Chancellor, campus officials seek ways to reduce waste

By Cathy Cockrell, Public Affairs


lisa bauer

Lisa Bauer, pictured with Brad Letts of Goodwill Industries, leads the campus recycling program. Noah Berger photo.

31 January 2001 | The campus's commitment to environmental responsibility takes center stage Feb. 2, when the campus, with strong support from Chancellor Berdahl, convenes its first-ever recycling summit.

At Friday's two-hour meeting, the chancellor, top administrators, staff and student and community organizations will consider a series of proposals, for recycling more waste and raising awareness of recycling issues.

"Recycling is the way we demonstrate - through action and not just our words - that UC Berkeley cares about the environment," said Berdahl. "We need to strengthen our recycling programs on campus so we can meet our goals, and do our part to conserve resources."

In the past three years - through a variety of programs for recycling paper, beverage containers, and food and plant materials - the campus has nearly tripled, from 12 percent to 35 percent, the amount of waste it diverts from the waste stream.

Now, the goal is a more ambitious 50 percent.

Recycling proposals on the table include more and better outdoor recycling bins, improved outreach and education, new uses for fertilizers created from campus food waste, a materials exchange program for redistributing non-inventoried used equipment, and including more recycled content in materials purchased by the campus.

Lisa Bauer, operations manager of Campus Recycling and Refuse Services, called the upcoming summit "one of the most important days in my career here."

"Everyone is very hopeful," said Bauer. "There's an optimism about having all the major players on board, and having it be supported so much by the upper administration and the chancellor."

Bauer cited several new recycling initiatives already in the works.

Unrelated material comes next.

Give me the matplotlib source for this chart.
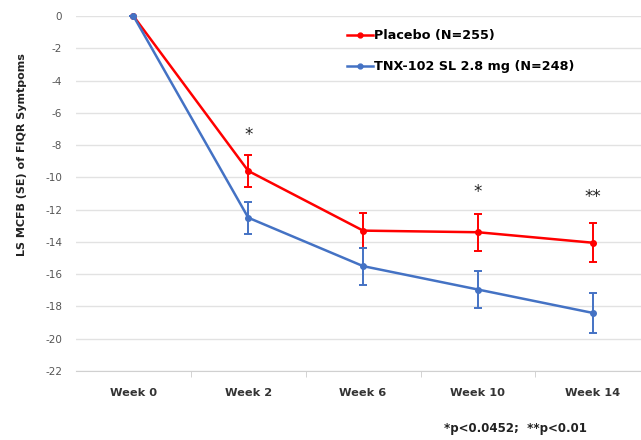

One is a set of enormous, well-designed recycling bins scheduled to make their debut on Sproul Plaza in time for Earth Day, April 22. Another will use worm castings produced by Berkeley Worms, in place of commercial fertilizers, on several test plots on campus. Berkeley is also in the process of executing a one-year contract, renewable for up to five years, for custodial tissue (towels and toilet paper) with a high recycled content, Bauer said.

ASUC President Teddy Liaw, who has been instrumental in planning the recycling summit, called the upcoming summit a "critical event in Cal's history."

Berkeley is known not only for academic excellence, said Liaw, but as "the home of political activism, social justice and global awareness." By beefing up its recycling program, he believes, "Cal can emerge as the leader in environmental responsibility for other universities to emulate."